The REPAIR Team has been a little quiet for a while as we have been snowed under with data collection and analysis. As we begin to tunnel our way out from underneath the pile of numbers and data, excitement has been building as some of the initial findings begin to emerge. Within the REPAIR project overall, the focus at this stage is on the first Work Package, which brings together diverse data to enable land and property use and ownership to be explored. For each of our case study cities (Edinburgh, Glasgow, Hull, Liverpool and Nottingham), this has been a mammoth task, with multiple data sources sourced, scoured and matched up. The amount of information logged into Team members’ heads is astounding (and slightly worrying for those dear to them). Who knew that, for one property, “the units are held at an annual rental of one red rose”, for example!
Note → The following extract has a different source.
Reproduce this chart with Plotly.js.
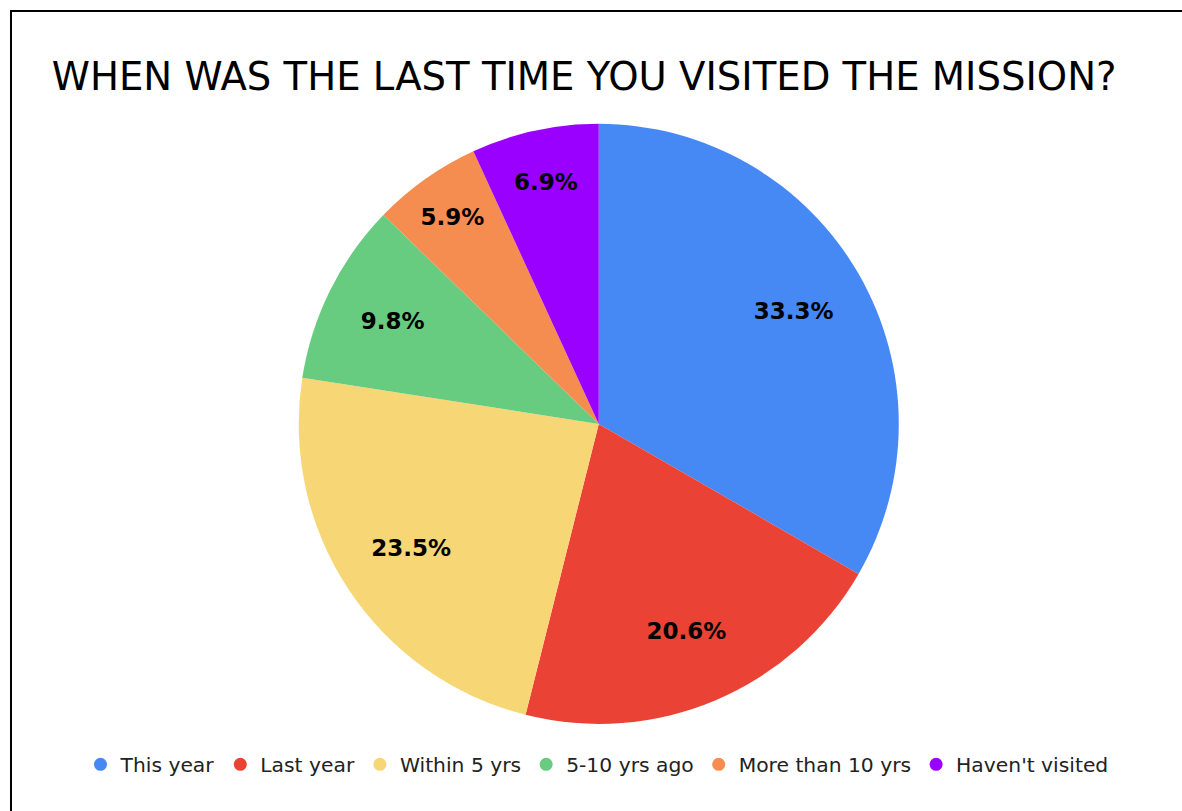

As the task has gone on, many other projects and think-pieces have proliferated. Each one has been valuable, but each one has been on a smaller scale. This has caused the Team to question their sanity at times, but it has also reaffirmed that the need for the REPAIR approach is clear. Without such a thorough and robust approach, it is difficult to think that the issues facing many of our High Streets can really be identified and tackled.
And yet, what is a “High Street”?
This is a question that has perplexed the REPAIR Team. A High Street, or even a ‘central retail core’ means different things to different people. In terms of studies of this mysterious entity, a boundary can be needed and these have varied considerably. It might be a traditional single street, marked out as prime and where Marks and Spencer often attracted the crowds of shoppers and thus the neighbouring retailers that could afford it. Some studies have chosen to include a few streets nearby and this perhaps more accurately reflects where we, as shoppers, wander. The ONS recently defined it as a cluster of 15 or more retail addresses within 150 metres (ONS, 2019). But diversity in what attracts shoppers to “go into town” means that perhaps a broader area should be studied. Such an approach can capture ebbs and flows in prime and secondary retail locations, as areas go into and go out of fashion over time. Such movements can occur as retailers move, as leisure uses evolve in type and popularity, and as consumer behaviour alters.
The REPAIR Team has chosen to study the Principal Retail Area set out by the Local Panning Authority. Mapped over time, this has shifted in some of our case study cities. As the project progresses, it will be interesting to see what might underlie these shifts, in terms of ownership, and retail and indeed non-retail use types. The relationships between these factors and value can also be explored using our mountains of data. An exciting and busy time ahead. We look forward to sharing.